After going through and reading the post (and the posts it’s linking to):
- From the Field: Relevency Using SOLR for clickstreams
- Solr Custom Function Tutorial
- High Level Tutorial
I had a very good plan in mind.
The SOLR distance function is defined using the godist
internal function, you pass that function the field the location is indexed on and also lat, lng. like so: geodist(location_ll,48.8567,2.3508) asc
.
At this point I pretty much decided that I am going to use the same convention but going to sort by distanceScore
like so: distanceScore(location_ll,48.8567,2.3508) desc
.
The Implementation
Instead of sorting by the distance, I am going to assign a score for each distance range, so all the items in that range will have the same score, resulting in the secondary sort (our internal scoring system) being the tie breaker.
Here’s a basic illustration of it.
So, lets look at some results for example.
{
"docs": [
{
"distance": 0.20637469859399163,
"distance_score": 1000,
"name": "Brenda's French Soul Food"
},
{
"distance": 0.08686129174919746,
"distance_score": 1000,
"name": "Chambers Eat + Drink"
},
{
"distance": 0.1812205524350946,
"distance_score": 1000,
"name": "Lers Ros Thai"
},
{
"distance": 0.06320259257621294,
"distance_score": 1000,
"name": "Saigon Sandwiches"
},
{
"distance": 0.11542846457258274,
"distance_score": 1000,
"name": "Turtle Tower Restaurant"
},
{
"distance": 0.2105972668549029,
"distance_score": 1000,
"name": "Olive"
},
{
"distance": 0.21655948230840996,
"distance_score": 1000,
"name": "Philz Coffee - Golden Gate"
},
{
"distance": 0.13191153597807037,
"distance_score": 1000,
"name": "Pagolac"
},
{
"distance": 0.2152692626334937,
"distance_score": 1000,
"name": "Sai Jai Thai Restaurant"
},
{
"distance": 0.21263741323062255,
"distance_score": 1000,
"name": "Zen Yai Thai"
}
]
}
As you can see from this result set, the items in the same distance claster are being scored the same distance_score
and sorted by our internal scoring system.
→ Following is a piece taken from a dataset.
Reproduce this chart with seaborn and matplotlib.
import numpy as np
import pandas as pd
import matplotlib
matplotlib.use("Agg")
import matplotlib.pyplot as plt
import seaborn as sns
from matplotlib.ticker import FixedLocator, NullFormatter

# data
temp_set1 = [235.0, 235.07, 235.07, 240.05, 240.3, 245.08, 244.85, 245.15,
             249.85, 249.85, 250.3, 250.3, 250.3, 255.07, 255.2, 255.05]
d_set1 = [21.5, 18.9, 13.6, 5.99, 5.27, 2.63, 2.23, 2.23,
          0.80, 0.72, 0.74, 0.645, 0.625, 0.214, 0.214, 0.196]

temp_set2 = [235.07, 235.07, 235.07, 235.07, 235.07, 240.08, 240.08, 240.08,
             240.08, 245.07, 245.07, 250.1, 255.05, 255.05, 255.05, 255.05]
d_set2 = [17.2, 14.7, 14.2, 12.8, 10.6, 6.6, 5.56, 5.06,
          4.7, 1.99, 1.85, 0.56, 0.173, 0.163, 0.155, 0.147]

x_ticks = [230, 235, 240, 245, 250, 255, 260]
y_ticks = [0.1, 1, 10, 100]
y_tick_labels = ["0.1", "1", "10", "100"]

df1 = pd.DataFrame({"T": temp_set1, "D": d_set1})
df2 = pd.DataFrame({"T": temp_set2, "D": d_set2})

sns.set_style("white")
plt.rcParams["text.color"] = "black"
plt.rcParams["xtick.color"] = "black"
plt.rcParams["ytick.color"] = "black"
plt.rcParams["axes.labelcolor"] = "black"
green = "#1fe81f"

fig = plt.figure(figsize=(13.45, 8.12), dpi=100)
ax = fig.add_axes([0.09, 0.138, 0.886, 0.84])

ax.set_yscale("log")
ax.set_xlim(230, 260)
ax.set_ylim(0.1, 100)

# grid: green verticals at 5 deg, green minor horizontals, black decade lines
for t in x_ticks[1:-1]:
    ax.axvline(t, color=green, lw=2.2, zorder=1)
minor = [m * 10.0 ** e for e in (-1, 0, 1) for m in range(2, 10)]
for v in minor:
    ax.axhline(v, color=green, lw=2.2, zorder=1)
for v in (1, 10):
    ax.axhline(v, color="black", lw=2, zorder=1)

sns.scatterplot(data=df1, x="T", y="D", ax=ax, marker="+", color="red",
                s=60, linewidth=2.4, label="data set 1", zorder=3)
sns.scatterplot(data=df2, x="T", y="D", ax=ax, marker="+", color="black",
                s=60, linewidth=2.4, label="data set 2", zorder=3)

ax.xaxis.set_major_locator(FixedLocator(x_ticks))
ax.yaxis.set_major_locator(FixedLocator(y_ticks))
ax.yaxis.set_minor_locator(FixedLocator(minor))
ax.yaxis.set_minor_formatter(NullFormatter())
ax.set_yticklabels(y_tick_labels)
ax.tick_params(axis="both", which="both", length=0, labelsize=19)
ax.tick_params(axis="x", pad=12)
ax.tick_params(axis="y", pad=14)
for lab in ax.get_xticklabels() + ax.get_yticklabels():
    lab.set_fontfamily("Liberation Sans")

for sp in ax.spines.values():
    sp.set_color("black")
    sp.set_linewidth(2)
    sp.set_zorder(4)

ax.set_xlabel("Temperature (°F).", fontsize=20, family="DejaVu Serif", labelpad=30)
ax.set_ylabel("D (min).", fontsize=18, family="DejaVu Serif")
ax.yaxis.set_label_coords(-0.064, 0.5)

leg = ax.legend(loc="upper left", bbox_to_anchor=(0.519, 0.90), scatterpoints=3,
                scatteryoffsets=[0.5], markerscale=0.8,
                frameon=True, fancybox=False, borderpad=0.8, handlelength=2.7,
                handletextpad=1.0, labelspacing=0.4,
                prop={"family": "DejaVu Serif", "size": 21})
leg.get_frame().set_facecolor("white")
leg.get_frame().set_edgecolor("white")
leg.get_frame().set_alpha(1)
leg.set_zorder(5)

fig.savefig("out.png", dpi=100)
This gives the user a great sort, sorting by “Popular places around me”, not necesarily just by distance.
Code
After digging through SOLR source code quite a bit, I have found the 2 classes that do the distance calculation and return the result to the user.
- GeoDistValueSourceParser.java [Github]
- HaversineConstFunction.java [Github]
I grabbed those 2 classes into a new Java project, then, instead of just returning the distance I checked the distance for the rings/cluster assignment and returned this number to the result set.
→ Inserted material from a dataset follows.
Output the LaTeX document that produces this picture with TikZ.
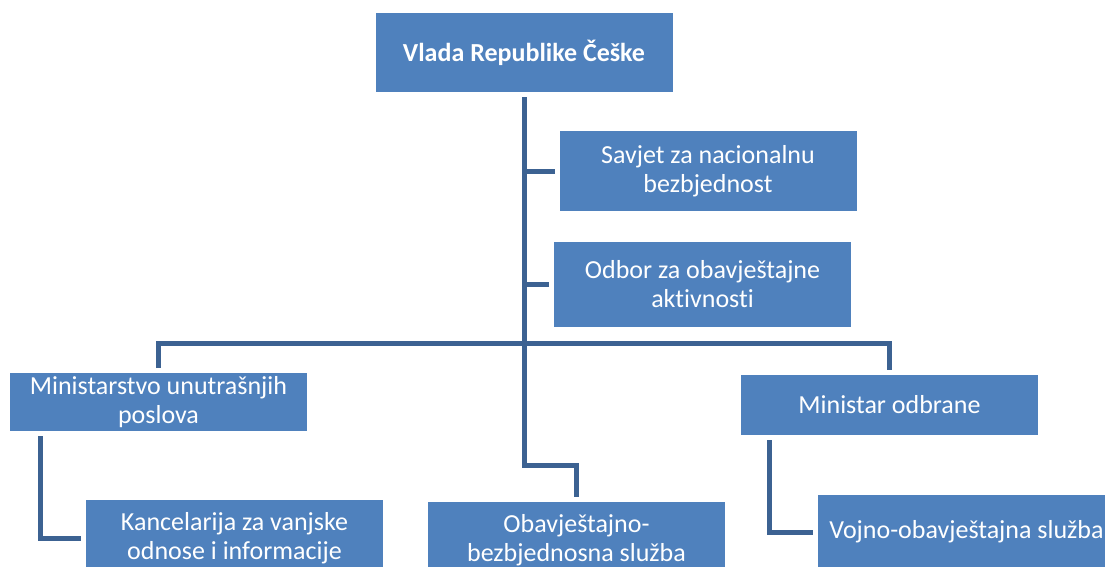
\documentclass[tikz,border=0pt]{standalone}
\usepackage{fontspec}
\setmainfont[Ligatures=NoCommon]{Carlito}
\definecolor{boxblue}{RGB}{79,129,189}
\definecolor{lineblue}{RGB}{60,98,146}
\begin{document}
\begin{tikzpicture}[x=1pt,y=-1pt,
	org/.style={fill=boxblue,text=white,minimum width=297pt,inner sep=0pt,outer sep=5pt,align=center,font=\fontsize{26}{29}\selectfont},
	veza/.style={draw=lineblue,line width=5pt}]
	\useasboundingbox (0,0) rectangle (1105,566);
	\clip (0,0) rectangle (1105,566);
	\node[org,minimum height=79pt,font=\fontsize{26}{29}\selectfont\bfseries] (vlada) at (524,52.5) {Vlada Republike Češke};
	\node[org,minimum height=80pt] (savjet) at (708,171) {Savjet za nacionalnu\\bezbjednost};
	\node[org,minimum height=85pt] (odbor) at (702.5,284.5) {Odbor za obavještajne\\aktivnosti};
	\node[org,minimum height=58pt] (mup) at (158.5,402) {Ministarstvo unutrašnjih\\poslova};
	\node[org,minimum height=60pt] (mo) at (889.5,405) {Ministar odbrane};
	\node[org,minimum height=76pt] (kanc) at (234.5,538) {Kancelarija za vanjske\\odnose i informacije};
	\node[org,minimum height=76pt] (obs) at (576.5,540) {Obavještajno-\\bezbjednosna služba};
	\node[org,minimum height=74pt] (vos) at (966.5,532) {Vojno-obavještajna služba};
	\draw[veza] (vlada.south) -- (vlada.south |- 0,465) -| (obs.north);
	\draw[veza] (savjet.west) -- (savjet.west -| vlada.south);
	\draw[veza] (odbor.west) -- (odbor.west -| vlada.south);
	\draw[veza] (mup.north) -- (mup.north |- 0,343) -| (mo.north);
	\draw[veza] ([xshift=35pt]mup.south west) |- (kanc.west);
	\draw[veza] ([xshift=33pt]mo.south west) |- (vos.west);
\end{tikzpicture}
\end{document}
After doing that, you need to compile your JAR and make a bit of configuration changes in SOLR.
Adding the lib folder as another source for classes
<lib dir="./lib" />
In solrconfig.xml
, this line is usually commented out, uncommenting it means that now {core-name}/lib
is a directory in which SOLR will search for custom JARs.
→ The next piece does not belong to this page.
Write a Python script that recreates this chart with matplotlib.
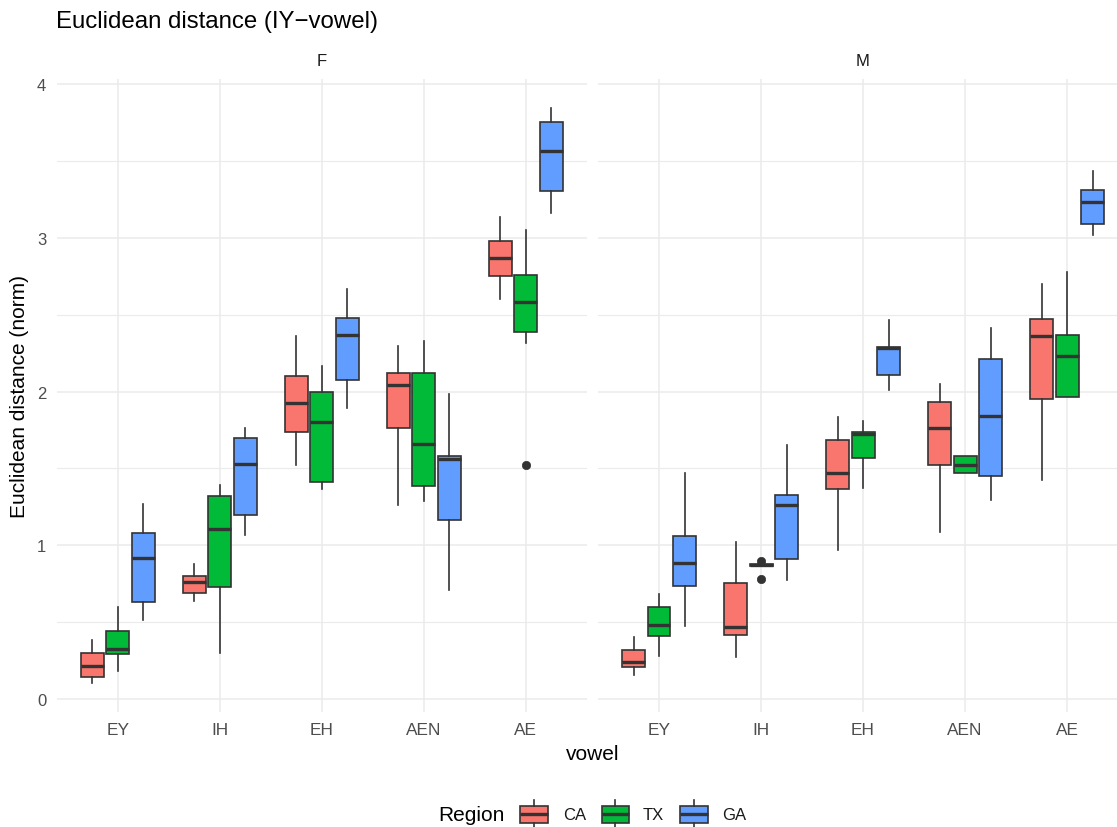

Adding a function that you can call
<valueSourceParser name="distanceScore"
class="com.gogobot.DistanceParser" />
This will add a new valueSourceParser
that we can call using the distanceScore
which will be parsed by com.gogobot.DistanceParser
.
Summing up
-
When you get a feature like this as an engineer, you need to leave your comfort zone. Even if your thought is to do in in memory later, you need to look at the bigger picture, think of the entire feature and implement the feature in the most appropriate language.
-
I had real fun digging through the source code for SOLR, it is very different from digging through rails source code or any other big Ruby project out there.
-
Finding documentation around adding a
valueSourceParser
wasn’t trivial, seems it should be easier. -
I don’t know whether this would be easier with ElasticSearch, but seems that the documentation is better and the community is more vibrant.
Open source
The code is open source here: gogobot/solr-distance-cluster.